> Supplied data
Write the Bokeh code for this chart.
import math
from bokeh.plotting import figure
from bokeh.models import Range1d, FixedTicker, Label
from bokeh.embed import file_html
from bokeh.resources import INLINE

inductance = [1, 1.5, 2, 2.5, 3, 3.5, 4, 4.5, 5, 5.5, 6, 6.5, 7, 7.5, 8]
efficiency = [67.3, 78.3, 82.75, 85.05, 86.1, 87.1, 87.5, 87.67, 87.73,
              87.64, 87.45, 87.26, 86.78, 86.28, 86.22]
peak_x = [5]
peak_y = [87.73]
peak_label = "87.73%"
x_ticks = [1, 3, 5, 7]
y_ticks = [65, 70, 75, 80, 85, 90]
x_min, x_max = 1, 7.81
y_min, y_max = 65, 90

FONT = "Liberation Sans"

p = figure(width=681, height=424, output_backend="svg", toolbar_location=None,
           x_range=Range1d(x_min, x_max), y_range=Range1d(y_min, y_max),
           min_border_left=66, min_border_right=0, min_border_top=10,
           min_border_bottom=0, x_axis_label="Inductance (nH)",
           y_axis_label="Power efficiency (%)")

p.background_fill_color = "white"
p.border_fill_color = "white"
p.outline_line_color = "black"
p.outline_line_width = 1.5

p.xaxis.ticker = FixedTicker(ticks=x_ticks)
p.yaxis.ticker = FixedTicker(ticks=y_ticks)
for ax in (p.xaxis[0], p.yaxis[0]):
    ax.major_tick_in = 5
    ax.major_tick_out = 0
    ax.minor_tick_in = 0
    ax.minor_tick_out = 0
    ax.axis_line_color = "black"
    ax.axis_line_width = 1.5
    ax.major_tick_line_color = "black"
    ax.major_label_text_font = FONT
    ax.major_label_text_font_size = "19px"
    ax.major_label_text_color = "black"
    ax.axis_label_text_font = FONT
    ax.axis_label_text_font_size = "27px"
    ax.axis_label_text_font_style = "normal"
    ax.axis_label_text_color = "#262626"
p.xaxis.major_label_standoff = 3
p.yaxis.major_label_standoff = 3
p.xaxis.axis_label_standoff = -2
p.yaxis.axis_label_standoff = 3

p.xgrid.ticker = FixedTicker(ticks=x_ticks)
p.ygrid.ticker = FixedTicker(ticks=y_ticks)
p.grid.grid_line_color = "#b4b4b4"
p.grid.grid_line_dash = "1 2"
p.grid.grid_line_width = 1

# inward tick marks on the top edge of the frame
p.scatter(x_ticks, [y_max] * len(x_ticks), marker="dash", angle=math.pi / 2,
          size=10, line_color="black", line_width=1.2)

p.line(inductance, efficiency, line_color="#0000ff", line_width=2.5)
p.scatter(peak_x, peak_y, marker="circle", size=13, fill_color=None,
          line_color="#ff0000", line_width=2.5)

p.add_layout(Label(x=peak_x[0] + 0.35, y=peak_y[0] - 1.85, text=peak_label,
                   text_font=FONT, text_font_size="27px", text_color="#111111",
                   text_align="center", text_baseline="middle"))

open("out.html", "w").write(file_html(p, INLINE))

> The exercise
Write the material out again in its entirety, exactly as shown.

> Correct answer
Write the Bokeh code for this chart.
import math
from bokeh.plotting import figure
from bokeh.models import Range1d, FixedTicker, Label
from bokeh.embed import file_html
from bokeh.resources import INLINE

inductance = [1, 1.5, 2, 2.5, 3, 3.5, 4, 4.5, 5, 5.5, 6, 6.5, 7, 7.5, 8]
efficiency = [67.3, 78.3, 82.75, 85.05, 86.1, 87.1, 87.5, 87.67, 87.73,
              87.64, 87.45, 87.26, 86.78, 86.28, 86.22]
peak_x = [5]
peak_y = [87.73]
peak_label = "87.73%"
x_ticks = [1, 3, 5, 7]
y_ticks = [65, 70, 75, 80, 85, 90]
x_min, x_max = 1, 7.81
y_min, y_max = 65, 90

FONT = "Liberation Sans"

p = figure(width=681, height=424, output_backend="svg", toolbar_location=None,
           x_range=Range1d(x_min, x_max), y_range=Range1d(y_min, y_max),
           min_border_left=66, min_border_right=0, min_border_top=10,
           min_border_bottom=0, x_axis_label="Inductance (nH)",
           y_axis_label="Power efficiency (%)")

p.background_fill_color = "white"
p.border_fill_color = "white"
p.outline_line_color = "black"
p.outline_line_width = 1.5

p.xaxis.ticker = FixedTicker(ticks=x_ticks)
p.yaxis.ticker = FixedTicker(ticks=y_ticks)
for ax in (p.xaxis[0], p.yaxis[0]):
    ax.major_tick_in = 5
    ax.major_tick_out = 0
    ax.minor_tick_in = 0
    ax.minor_tick_out = 0
    ax.axis_line_color = "black"
    ax.axis_line_width = 1.5
    ax.major_tick_line_color = "black"
    ax.major_label_text_font = FONT
    ax.major_label_text_font_size = "19px"
    ax.major_label_text_color = "black"
    ax.axis_label_text_font = FONT
    ax.axis_label_text_font_size = "27px"
    ax.axis_label_text_font_style = "normal"
    ax.axis_label_text_color = "#262626"
p.xaxis.major_label_standoff = 3
p.yaxis.major_label_standoff = 3
p.xaxis.axis_label_standoff = -2
p.yaxis.axis_label_standoff = 3

p.xgrid.ticker = FixedTicker(ticks=x_ticks)
p.ygrid.ticker = FixedTicker(ticks=y_ticks)
p.grid.grid_line_color = "#b4b4b4"
p.grid.grid_line_dash = "1 2"
p.grid.grid_line_width = 1

# inward tick marks on the top edge of the frame
p.scatter(x_ticks, [y_max] * len(x_ticks), marker="dash", angle=math.pi / 2,
          size=10, line_color="black", line_width=1.2)

p.line(inductance, efficiency, line_color="#0000ff", line_width=2.5)
p.scatter(peak_x, peak_y, marker="circle", size=13, fill_color=None,
          line_color="#ff0000", line_width=2.5)

p.add_layout(Label(x=peak_x[0] + 0.35, y=peak_y[0] - 1.85, text=peak_label,
                   text_font=FONT, text_font_size="27px", text_color="#111111",
                   text_align="center", text_baseline="middle"))

open("out.html", "w").write(file_html(p, INLINE))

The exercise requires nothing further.